As a Malaysia citizen and veteran economist of regional economies, may I suggest that:
1. The Malaysian government's 2019 Budget resolve smartly the critical problem of liabilities of rm36 bil (GST refunds and corporate tax).
This huge unfunded liability, after negotiating tactfully with the creditors, should be amortised or repaid on a staggered basis so that the Federal budget is not burdened.
Thus, there is no need to raise more taxes in 2019 which invariably has a multiplier contractionary effect on the economy in various degrees.
2. Overall, the PH government must communicate clearly to the rakyat that the extraordinary inefficiency, fraud and corruption of the previous government must be dealt with in a similarly extraordinary policy that does not make the current tax payers and citizens pay the cost of BN's mistakes at one go.
3. 2019 is a very crucial year for global financial markets given the unresolved trade war and a rising US dollar. We cant afford to take an accountant's approach to solving the fiscal mess.
4. At the same time, there must be counter cyclical expansionary policies that enhance consumer and business confidence.
5. We have to review the tax system and come up with a new way of taxing property development profits so that the oversupply of office space can be reduced and discouraged. Much of the nation's resources are wasted on property development and overpriced infrastructure projects.
6. The public transport system can be improved further with the succesful MRT serving as a good model for other lines. Education resources must be invested (without being politicised) to make schools more competitive for the global market. Malaysia will be competing not only with Vietnam in manufacturing but also India in services.
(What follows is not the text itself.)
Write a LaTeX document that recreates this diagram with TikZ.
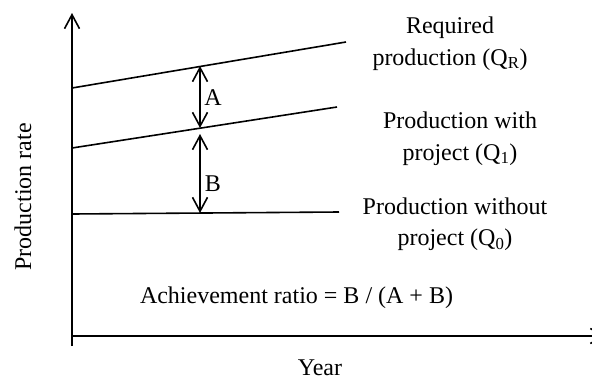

7. Finally, just as the Finance Ministry has disclosed its revised government debt/GDP of 80% for 2017, it ought to show the actual budget deficit adjusted on the assumption that the GST and corporate taxes were duly refunded in prior years. Is it 3.5% or 4% versus official budget of 3%?
That way we can assess the "true and fair" condition of our fiscal finances.
8. One final thought, the rationale of the GST was to reduce corporate and personal income tax rates. Since GST is zero rated, how will tax rates be brought down to encourage investment in capital and enhance household disposable income levels?
Allow me to end with a quote from Financial Times journalist John Authers:
"The right to free speech does not give us the right to shout 'fire' in a crowded cinema; there was the risk of a fire, and we might have lit the spark by shouting about it."
The Emerging Market crisis we are facing today, burdened by higher debt levels than the 1997/98 crisis is like a crowded theatre of people (investors) waiting for a good show (vibrant economy).
You have shown the bad news of the past government's deeds. Now you must end the narrative with a creative twister. Dont let the people lose the plot much less alarm them unwisely.
Thank you for your faithful service to the rakyat and being a major part in the rebuilding of a corruption-free New Malaysia.
May God bless our two leaders Prime Minister Tun Mahathir and the PM-in-waiting Datuk Seri Anwar Ibrahim.